Dec 31, 2013 05:02 PM EST
Painkillers Found in Tesco Ice Cream, Police Suggest Act Deliberate

Spiked ice cream is fun for responsible adults, but not when your dessert is dosed with unannounced painkillers.

According to The Telegraph, Tesco ice cream have been sabotaged with pain relief tablets. Police believe the treats were deliberately tampered with. The United Kingdom supermarket recalled its own brand of Chocolate and Nut Ice Cream Cones after the pain relief pills were found in two corns in November.

North Yorkshire Police's major crime unit stated the supermarket's supplier is R&R Ice Cream's factory, the largest manufacturers and distributors of ice-cream in Europe.

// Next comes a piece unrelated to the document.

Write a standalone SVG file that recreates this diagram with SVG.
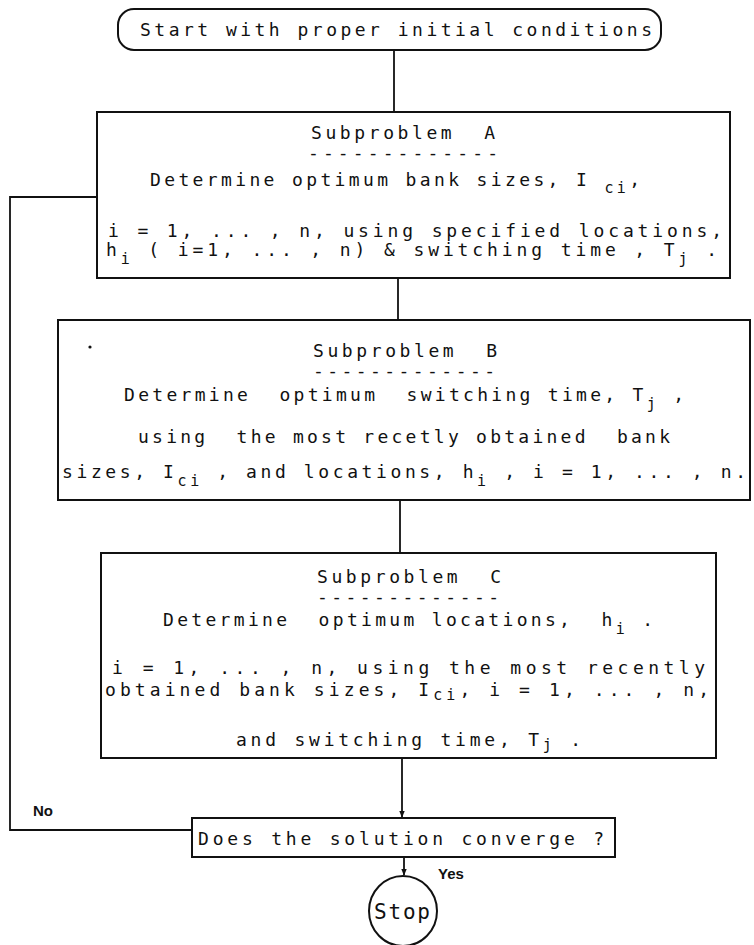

Detective Superintendent Dai Malyn said his "gut instinct is that it was a deliberate contamination."

"It is a challenging investigation, because what we have got to try and identify was how and where and who was responsible for that contamination, and was it deliberate contamination," Malyn said. "If it was felt to be accidental from the outset, the resources we have put into it probably wouldn't be to the scale we have done."

Peter Pickthall, R&R's human resources director, said it's impossible for someone to have added that tablets while in the Tesco stores.

"It is two separate parts of the country so that has focused the police on the fact that it could be a potentially malicious act, perhaps by someone in the factory," Pickthall said, according to the Telegraph.  "From our point of view, if there is evidence of anything where there is potential for a consumer to be injured in any way we need to find out how it happened.

Pickthall added: "If it is something like a tablet, which cannot have been accidentally put into the product, it needs to be investigated to try and find the culprit."

The Telegraph reported that police have not made any arrest.

"As a precautionary measure, we issued a product recall on Tesco Chocolate and Nut Ice Cream Cones in November, after two individual cones were found to contain tablets," a Tesco spokeswoman said. "We are currently investigating this incident with our supplier and we are helping the police with their enquiries."